For science, technology, engineering and mathematics (STEM) community college students, the National Aeronautics and Space Administration (NASA) offers a chance to experience STEM careers first-hand.
Under their National Community College Aerospace Scholars (NCAS) program, students take a free five-week online course consisting of discussions with NASA employees, quizzes, as well as the completion of our assignments.
The program aims to encourage students to finish their two-year degrees or transfer to a four-year institution and pursue a NASA-related career or field, according to their website.
“It’s a great opportunity to help strengthen their understanding and helps enable them to make powerful connections with the NASA mission in the work that NASA does and the people at NASA,” said Dr. Winsome Brooks, activity coordinator for NASA Johnson Space Center. “It’s a good stepping stone for anyone that wants to pursue a STEM related career.”
To apply to the program, eligible students must be over the age of 18, hold a high school graduate or equivalent, be enrolled in a community college and remain available to fully complete the five-week course. Additionally, students are required to write an essay about their goal for the program and provide a recommendation letter from a professor.
For those selected students who demonstrate academic success during the online course, they are given the opportunity to visit a NASA center for four days.
Last year, there were 1,300 students who participated in the online class. For the onsite portion, 892 students from 227 community colleges within 39 states were selected, according to Alex Gladney-Lemon, education coordinator for NASA’s Office of STEM Engagement.
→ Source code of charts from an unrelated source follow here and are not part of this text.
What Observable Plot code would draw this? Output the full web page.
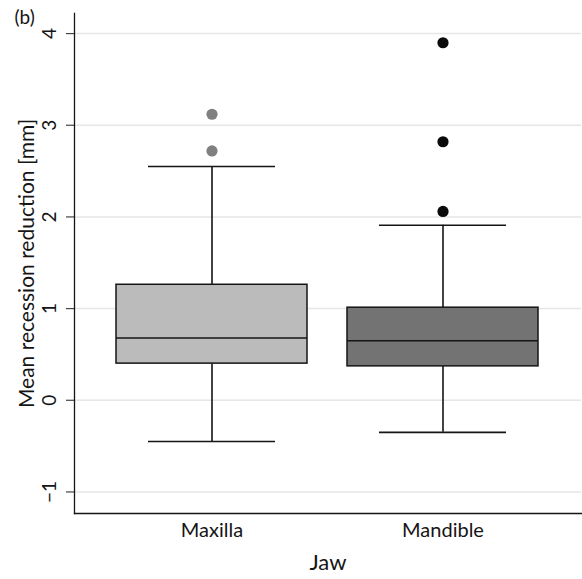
<!DOCTYPE html>
<html>
<head>
<meta charset="utf-8">
<script src="https://cdn.jsdelivr.net/npm/d3@7"></script>
<script src="https://cdn.jsdelivr.net/npm/@observablehq/plot@0.6"></script>
<style>
  html, body { margin: 0; padding: 0; background: #fff; }
  #chart svg { display: block; }
</style>
</head>
<body>
<div id="chart"></div>
<script>
// Box summaries of mean recession reduction (mm) by jaw
const jaws = ["Maxilla", "Mandible"];
const q1 = [0.40, 0.37];
const median = [0.68, 0.65];
const q3 = [1.26, 1.01];
const whiskerLow = [-0.45, -0.35];
const whiskerHigh = [2.55, 1.91];
const fills = ["#bbbbbb", "#737373"];

// Points beyond the whiskers
const outlierJaw = ["Maxilla", "Maxilla", "Mandible", "Mandible", "Mandible"];
const outlierValue = [3.12, 2.72, 3.90, 2.82, 2.06];
const outlierColor = ["#808080", "#808080", "#0a0a0a", "#0a0a0a", "#0a0a0a"];

const yTicks = [-1, 0, 1, 2, 3, 4];
const yDomain = [-1.235, 4.219];

const boxes = jaws.map((jaw, i) => ({
  jaw, q1: q1[i], median: median[i], q3: q3[i],
  lo: whiskerLow[i], hi: whiskerHigh[i], fill: fills[i]
}));
const outliers = outlierValue.map((v, i) => ({jaw: outlierJaw[i], value: v, color: outlierColor[i]}));

const font = "Lato, 'Open Sans', sans-serif";
const ink = "#151515";

const chart = Plot.plot({
  width: 582,
  height: 579,
  marginLeft: 74,
  marginRight: 1,
  marginTop: 13,
  marginBottom: 66,
  style: {fontFamily: font, color: ink, background: "#fff"},
  x: {type: "band", domain: jaws, paddingInner: 0.1724, paddingOuter: 0.179, label: null},
  y: {domain: yDomain, label: null},
  marks: [
    Plot.gridY(yTicks, {stroke: "#e6e6e6", strokeOpacity: 1, strokeWidth: 1.5}),
    // whiskers
    Plot.ruleX(boxes, {x: "jaw", y1: "q3", y2: "hi", stroke: ink, strokeWidth: 1.6}),
    Plot.ruleX(boxes, {x: "jaw", y1: "lo", y2: "q1", stroke: ink, strokeWidth: 1.6}),
    Plot.tickY(boxes, {x: "jaw", y: "hi", insetLeft: 32, insetRight: 32, stroke: ink, strokeWidth: 1.6}),
    Plot.tickY(boxes, {x: "jaw", y: "lo", insetLeft: 32, insetRight: 32, stroke: ink, strokeWidth: 1.6}),
    // boxes and medians
    Plot.barY(boxes, {x: "jaw", y1: "q1", y2: "q3", fill: "fill", stroke: ink, strokeWidth: 1.5}),
    Plot.tickY(boxes, {x: "jaw", y: "median", stroke: ink, strokeWidth: 1.6}),
    // outliers
    Plot.dot(outliers, {x: "jaw", y: "value", r: 5.6, fill: "color", stroke: null}),
    // axes
    Plot.axisY({ticks: yTicks, tickFormat: d3.format("d"), tickRotate: -90, tickSize: 8, tickPadding: 11, fontSize: 19, label: null, stroke: "#444", strokeWidth: 1.2}),
    Plot.axisX({tickSize: 0, tickPadding: 9, fontSize: 20, label: null}),
    Plot.frame({anchor: "left", stroke: ink, strokeWidth: 1.3}),
    Plot.frame({anchor: "bottom", stroke: ink, strokeWidth: 1.3}),
    // titles
    Plot.text(["Jaw"], {frameAnchor: "bottom", dy: 49, fontSize: 22, textAnchor: "middle", lineAnchor: "middle", fill: ink}),
    Plot.text(["Mean recession reduction [mm]"], {frameAnchor: "left", dx: -47, rotate: -90, fontSize: 21, textAnchor: "middle", lineAnchor: "middle", fill: ink}),
    Plot.text(["(b)"], {frameAnchor: "top-left", dx: -60, dy: 10, textAnchor: "start", lineAnchor: "bottom", fontSize: 19, fill: ink})
  ]
});

document.getElementById("chart").appendChild(chart);
</script>
</body>
</html>
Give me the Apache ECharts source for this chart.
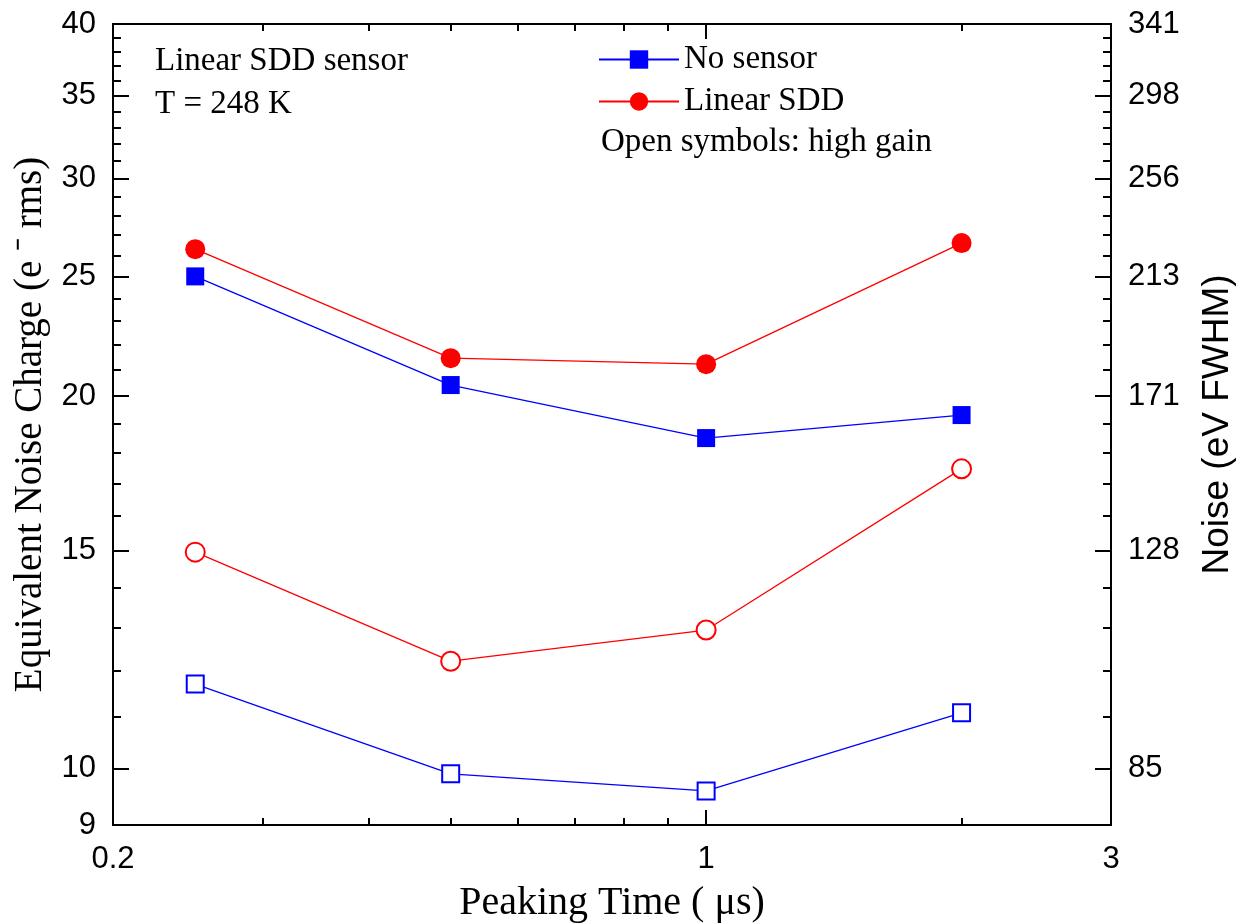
<!DOCTYPE html>
<html>
<head>
<meta charset="utf-8">
<script src="https://cdn.jsdelivr.net/npm/echarts@6/dist/echarts.min.js"></script>
<style>
html,body{margin:0;padding:0;background:#fff;}
#chart{width:1245px;height:924px;}
</style>
</head>
<body>
<div id="chart"></div>
<script>
// ---- data ----
const peakingTimes = [0.25, 0.5, 1, 2];
const noSensor = [25.0, 20.42, 18.5, 19.31];
const linearSDD = [26.3, 21.47, 21.23, 26.6];
const noSensorHighGain = [11.70, 9.90, 9.59, 11.09];
const linearSDDHighGain = [14.96, 12.21, 12.94, 17.47];

const xTickLabels = [0.2, 1, 3];
const xMajorTicks = [0.2, 1, 3];
const xMinorTicks = [0.3, 0.4, 0.5, 0.6, 0.7, 0.8, 0.9, 2];
const yTickLabels = [9, 10, 15, 20, 25, 30, 35, 40];
const yMajorTicks = [10, 15, 20, 25, 30, 35, 40];
const yMinorTicks = [11, 12, 13, 14, 16, 17, 18, 19, 21, 22, 23, 24, 26, 27, 28, 29, 31, 32, 33, 34, 36, 37, 38, 39];
const rightTickValues = [10, 15, 20, 25, 30, 35, 40];
const rightTickLabels = ['85', '128', '171', '213', '256', '298', '341'];

const xRange = [0.2, 3];
const yRange = [9, 40];

// ---- helpers ----
const L = v => Math.log10(v);
const pts = (xs, ys) => xs.map((x, i) => [L(x), L(ys[i])]);
function nearestLabel(v, vals, labels) {
  const real = Math.pow(10, v);
  let best = 0, bd = Infinity;
  vals.forEach((c, i) => { const d = Math.abs(c - real); if (d < bd) { bd = d; best = i; } });
  return String(labels[best]);
}

const serif = '"Liberation Serif", "Times New Roman", serif';
const sans = '"Liberation Sans", Arial, sans-serif';
const black = '#000';

function xAxisDef(pos, ticks, len, labels) {
  return {
    type: 'value', position: pos, min: L(xRange[0]), max: L(xRange[1]),
    splitLine: { show: false },
    axisLine: { show: true, onZero: false, lineStyle: { color: black, width: 2 } },
    axisTick: { show: true, inside: true, length: len, lineStyle: { color: black, width: 2 },
      customValues: ticks.map(L) },
    axisLabel: labels ? {
      show: true, customValues: labels.map(L), margin: 19, color: black,
      fontFamily: sans, fontSize: 31,
      formatter: v => nearestLabel(v, xTickLabels, xTickLabels)
    } : { show: false }
  };
}
function yAxisDef(pos, ticks, len, labelVals, labelTexts) {
  return {
    type: 'value', position: pos, min: L(yRange[0]), max: L(yRange[1]),
    splitLine: { show: false },
    axisLine: { show: true, onZero: false, lineStyle: { color: black, width: 2 } },
    axisTick: { show: true, inside: true, length: len, lineStyle: { color: black, width: 2 },
      customValues: ticks.map(L) },
    axisLabel: labelVals ? {
      show: true, customValues: labelVals.map(L), margin: 17, color: black,
      fontFamily: sans, fontSize: 31,
      formatter: v => nearestLabel(v, labelVals, labelTexts)
    } : { show: false }
  };
}

const xAxes = [
  Object.assign(xAxisDef('bottom', xMajorTicks, 15, xTickLabels), {
    name: 'Peaking Time ( \u03bcs)', nameLocation: 'middle', nameGap: 58,
    nameTextStyle: { fontFamily: serif, fontSize: 40, color: black }
  }),
  xAxisDef('bottom', xMinorTicks, 7, null),
  xAxisDef('top', xMajorTicks, 15, null),
  xAxisDef('top', xMinorTicks, 7, null)
];
const yAxes = [
  Object.assign(yAxisDef('left', yMajorTicks, 16, yTickLabels, yTickLabels), {
    name: 'Equivalent Noise Charge (e \u207b rms)', nameLocation: 'middle', nameGap: 62,
    nameTextStyle: { fontFamily: serif, fontSize: 39, color: black }
  }),
  yAxisDef('left', yMinorTicks, 8, null),
  Object.assign(yAxisDef('right', yMajorTicks, 16, rightTickValues, rightTickLabels), {
    name: 'Noise (eV FWHM)', nameLocation: 'middle', nameGap: 88,
    nameTextStyle: { fontFamily: sans, fontSize: 37, color: black }
  }),
  yAxisDef('right', yMinorTicks, 8, null)
];

function series(name, ys, color, symbol, size, open) {
  return {
    name: name, type: 'line', xAxisIndex: 0, yAxisIndex: 0,
    data: pts(peakingTimes, ys),
    symbol: symbol, symbolSize: size, showSymbol: true,
    lineStyle: { color: color, width: 1.3 },
    itemStyle: open ? { color: color, borderColor: color, borderWidth: 1.6 } : { color: color, borderWidth: 0 },
    emphasis: { disabled: true },
    z: 3
  };
}

const legendText = { fontFamily: serif, fontSize: 33, color: black };
const option = {
  animation: false,
  backgroundColor: '#fff',
  grid: { left: 113, right: 134, top: 24, bottom: 99, containLabel: false, outerBoundsMode: 'none' },
  xAxis: xAxes,
  yAxis: yAxes,
  legend: [
    { data: ['No sensor'], left: 593, top: 38, padding: 5, itemWidth: 80, itemHeight: 23, itemGap: 10,
      textStyle: legendText, selectedMode: false },
    { data: ['Linear SDD'], left: 593, top: 80, padding: 5, itemWidth: 80, itemHeight: 23, itemGap: 10,
      textStyle: legendText, selectedMode: false }
  ],
  graphic: [
    { type: 'text', left: 155, top: 45, style: { text: 'Linear SDD sensor', font: '33px ' + serif, fill: black } },
    { type: 'text', left: 155, top: 88, style: { text: 'T = 248 K', font: '33px ' + serif, fill: black } },
    { type: 'text', left: 601, top: 126, style: { text: 'Open symbols: high gain', font: '33px ' + serif, fill: black } }
  ],
  series: [
    series('No sensor', noSensor, '#0000ff', 'rect', 18, false),
    series('Linear SDD', linearSDD, '#ff0000', 'circle', 20, false),
    series('No sensor (high gain)', noSensorHighGain, '#0000ff', 'emptyRect', 17, true),
    series('Linear SDD (high gain)', linearSDDHighGain, '#ff0000', 'emptyCircle', 19, true)
  ]
};

const chart = echarts.init(document.getElementById('chart'), null, { renderer: 'canvas' });
chart.setOption(option);
</script>
</body>
</html>
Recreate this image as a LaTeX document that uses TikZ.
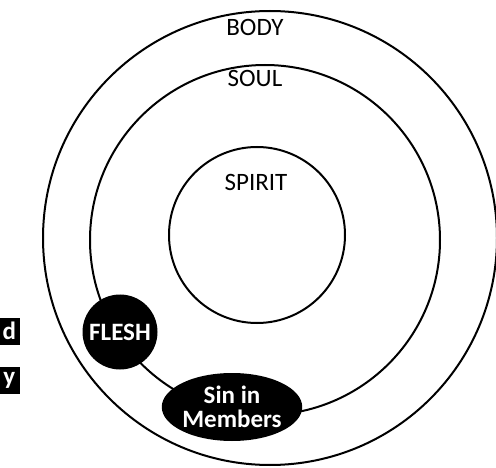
\documentclass[tikz,border=0pt]{standalone}
\usepackage{fontspec}
\setmainfont{Carlito}
\usetikzlibrary{positioning,shapes.geometric}
\tikzset{
  ring/.style={draw,circle,line width=2pt,inner sep=0pt},
  blob/.style={fill=black,text=white,font=\fontsize{25}{27}\selectfont\bfseries,
               inner sep=0pt,align=center},
  lbl/.style={font=\fontsize{25}{27}\selectfont,inner sep=0pt},
  tag/.style={fill=black,text=white,font=\fontsize{25}{27}\selectfont\bfseries,
              inner sep=0pt,minimum height=27pt,minimum width=21pt},
}
\begin{document}
\begin{tikzpicture}[x=1pt,y=-1pt]
\useasboundingbox (0,0) rectangle (496,468);
% rings
\node[ring,minimum size=454pt] (body) at (270,238) {};
\node[ring,minimum size=350pt] (soul) at (265,240) {};
\node[ring,minimum size=176pt] (spirit) at (257,235) {};
% ring labels
\node[lbl] (bodytxt) at (255,27) {BODY};
\node[lbl] (soultxt) at (255,78) {SOUL};
\node[lbl] (spirittxt) at (256,182) {SPIRIT};
% black blobs
\node[blob,circle,minimum size=75pt] (flesh) at (120,332) {FLESH};
\node[blob,ellipse,minimum width=122pt,minimum height=68pt] (sin) at (232,407)
  {Sin in\\[-3pt]Members};
% cut-off tags at the left edge
\node[tag,anchor=east] (tagd) at (20,331) {d};
\node[tag,anchor=east] (tagy) at (20,380) {y};
\end{tikzpicture}
\end{document}
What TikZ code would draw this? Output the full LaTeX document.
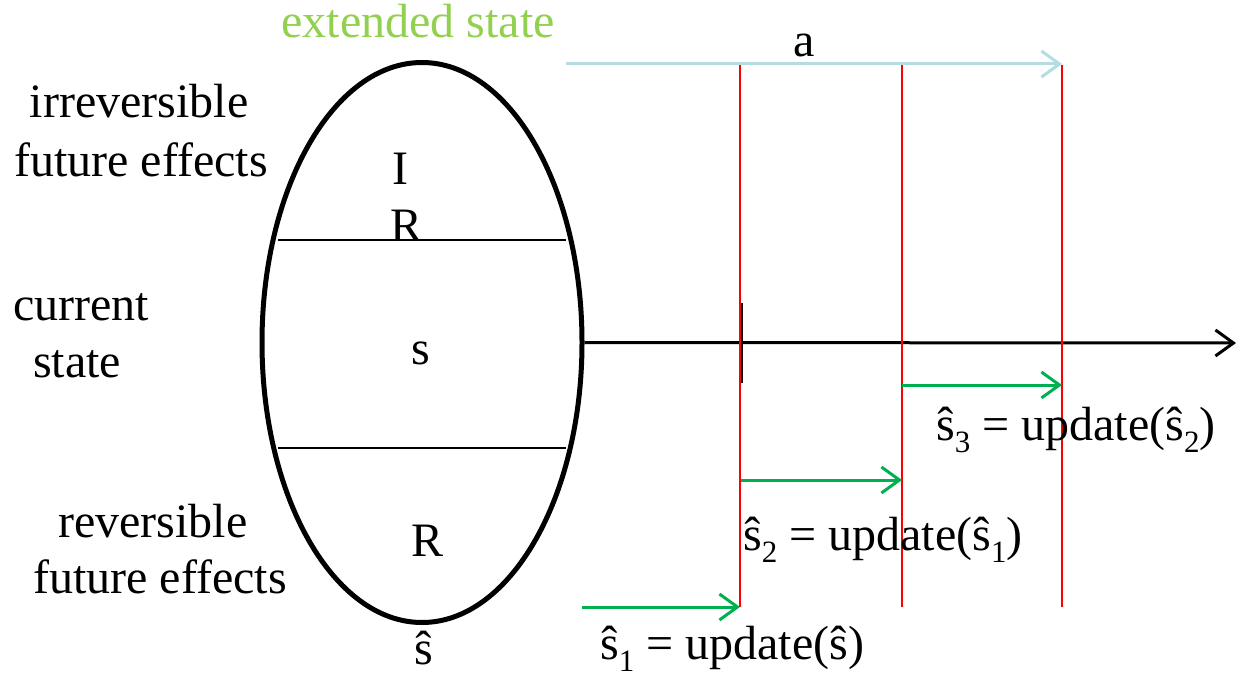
\documentclass[tikz,border=0pt]{standalone}
\usepackage{fontspec}
\setmainfont{Liberation Serif}
\usetikzlibrary{arrows.meta,shapes.geometric}
\definecolor{lblue}{HTML}{B4DCE2}
\definecolor{agreen}{HTML}{00B050}
\definecolor{tgreen}{HTML}{92D050}
\newcommand\subdig[1]{\raisebox{-0.25em}{\fontsize{31}{31}\selectfont #1}}
\tikzset{
  lbl/.style={inner sep=0pt, font=\fontsize{48}{56}\selectfont},
  redline/.style={draw=red, line width=2pt},
  barb/.style={-{Straight Barb[length=18pt,width=26pt]}},
  garrow/.style={barb, draw=agreen, line width=3pt},
}
\begin{document}
\begin{tikzpicture}[x=1pt,y=-1pt]
\useasboundingbox (0,0) rectangle (1239,676);
% ellipse
\node[draw, line width=5pt, shape=ellipse, inner sep=0pt, minimum width=320pt, minimum height=560pt] (ell) at (422,342.5) {};
% chords
\draw[line width=2pt] (278,240) -- (566,240);
\draw[line width=2pt] (278,448) -- (566,448);
% axis
\coordinate (axend) at (1236,343);
\draw[barb, line width=3pt] (ell.east) -- (axend);
\draw[line width=3pt] (741,303) -- (741,383);
% red lines
\coordinate (r1t) at (740,65);  \coordinate (r1b) at (740,607);
\coordinate (r2t) at (902,65);  \coordinate (r2b) at (902,607);
\coordinate (r3t) at (1062,65); \coordinate (r3b) at (1062,607);
\draw[redline] (r1t) -- (r1b);
\draw[redline] (r2t) -- (r2b);
\draw[redline] (r3t) -- (r3b);
% blue arrow a
\coordinate (bstart) at (566,64);
\draw[barb, draw=lblue, line width=3pt] (bstart) -- (r3t |- bstart);
\node[lbl, anchor=base] (a) at (804,57) {a};
% green arrows
\coordinate (g1) at (582,607);
\draw[garrow] (g1) -- (r1b |- g1);
\coordinate (g2) at (741,480);
\draw[garrow] (g2) -- (r2t |- g2);
\coordinate (g3) at (902,385);
\draw[garrow] (g3) -- (r3t |- g3);
% labels
\node[lbl, anchor=base, text=tgreen] (ext) at (418,38) {extended state};
\node[lbl, anchor=base] (irr) at (139,118) {irreversible};
\node[lbl, anchor=base] (ife) at (141,177) {future effects};
\node[lbl, anchor=base west] (cur) at (13,320) {current};
\node[lbl, anchor=base west] (st) at (33,377) {state};
\node[lbl, anchor=base west] (rev) at (58,537) {reversible};
\node[lbl, anchor=base west] (rfe) at (33,593) {future effects};
\node[lbl, anchor=base] (I) at (400,185) {I};
\node[lbl, anchor=base] (R1) at (407,242) {R};
\node[lbl, anchor=base] (s) at (421,364) {s};
\node[lbl, anchor=base] (R2) at (428,556) {R};
\node[lbl, anchor=base] (shat) at (424,664) {ŝ};
\node[lbl, anchor=base west] (e1) at (600,659) {ŝ\subdig{1} = update(ŝ)};
\node[lbl, anchor=base west] (e2) at (743,550) {ŝ\subdig{2} = update(ŝ\subdig{1})};
\node[lbl, anchor=base west] (e3) at (936,440) {ŝ\subdig{3} = update(ŝ\subdig{2})};
\end{tikzpicture}
\end{document}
“A lot of them feel as though they are not as talented or as good as their fellow college students at a four-year university and we want to show them that that is not true and that self-doubt that they have needs to be removed,” he said. “We try to do that through showing that many of our NASA employees have taken many weird and windy paths to get here.”
During their visit, students are given the opportunity to network with NASA employees, learn about the various facilities, work on their resumes and participate in a robotics design challenge. At the end of the program, many of the participants earn internships through NASA and some are hired into full-time jobs.
The program is funded by the Minority Undergraduate Research and Education Project (MUREP).
Additionally, NASA has focused on recruiting students into the program from minority-serving institutions (MSIs).
According to the National Center for Science and Engineering Statistics (NCSES), while over a third of Black, Latinx and Native American students enter college with an interest in studying STEM, only 16 percent actually obtain bachelor’s degrees in these fields.
Gladney-Lemon said the organization wants MSI students to “know that there is a spot for them at NASA as well.”
NCAS has been around for almost 15 years, starting as solely a Texas event. Eventually, it began to include the rest of the United States. In the last three years, the program has expanded and now uses all 10 of NASA’s centers.
Through participating in this program, students gain confidence, said Gladney-Lemon.
“Those that come to the onsite gain a big boost of confidence working with like-minded individuals, seeing all the different people that we have at NASA, that are approachable, that are real and that have the same stories as them,” he said. “They struggled to get here but they got here. The confidence that they have in themselves and what they can accomplish goes up astronomically.”